Using 1.31 billion individual item responses from the State of Texas Assessments of Academic Readiness between 2012 and 2019, the researchers analyze performance for approximately 5 million Texas students in grades 3-8. They test whether item-level data reveals insights that aggregated performance data does not, and whether this information is useful to school leaders.
The researchers find that aggregated test scores produce an average ranking that implies some students and teachers perform consistently better across all content areas. Item-level data, by contrast, reveals meaningful variation in strengths and weaknesses. For example, a math teacher may be ranked second in her school based on the aggregation of her students’ scores, but item-level analysis could reveal that she is ranked first in geometry and third in trigonometry. Likewise, two students who each answer 50 percent of questions correctly may have mastered very different skills.

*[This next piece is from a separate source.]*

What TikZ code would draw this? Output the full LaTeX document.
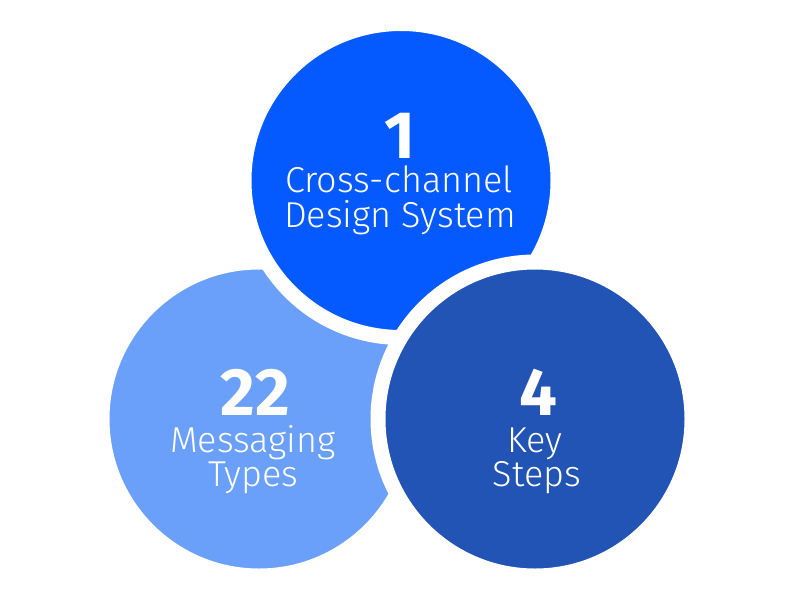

The study also finds that item-level analysis substantially improves the ability to predict longer-term student outcomes because certain test questions are more strongly correlated with certain outcomes. By linking student test responses to administrative data on student demographics, socioeconomic status, academic performance, graduation rates, college attendance, and earnings, the researchers find that, compared to the aggregated performance method, item-level analysis provides better understanding of which students are at-risk or on track for success across individual outcomes. As a result, using item-level data increases the accuracy in predicting earnings by 44.5 percent, high school graduation by 19 percent, disciplinary violations by 12 percent, college attendance by 6.5 percent, and class failure by 4.7 percent.
The researchers also conduct a policy experiment testing how item-level data could affect decision-making tied to student outcomes. For the cohort of students starting high school in 2016-17, they simulate replacing the bottom 5 percent of teachers based on value-added rankings generated from either their students’ aggregated performance or performance on the item-level test questions most predictive of high school graduation. Comparing the simulated outcomes to the cohort’s actual 2020-21 graduate rate, they find that the item-level approach would result in 100 additional high school graduates per year.
Because item-level data are already collected through existing testing systems, switching from an aggregated performance model would entail relatively low costs, the researchers argue. Beyond staff time, implementation would primarily require upfront investments, such as developing a new algorithmic code, creating a framework to link test questions and categories throughout the year, and acquiring computing resources.
Given this practicality—and the fact that test preparation is already a significant proportion of instruction time—the researchers encourage school leaders to make better use of the data they already collect by leveraging item-level information to inform decisions that directly impact student outcomes.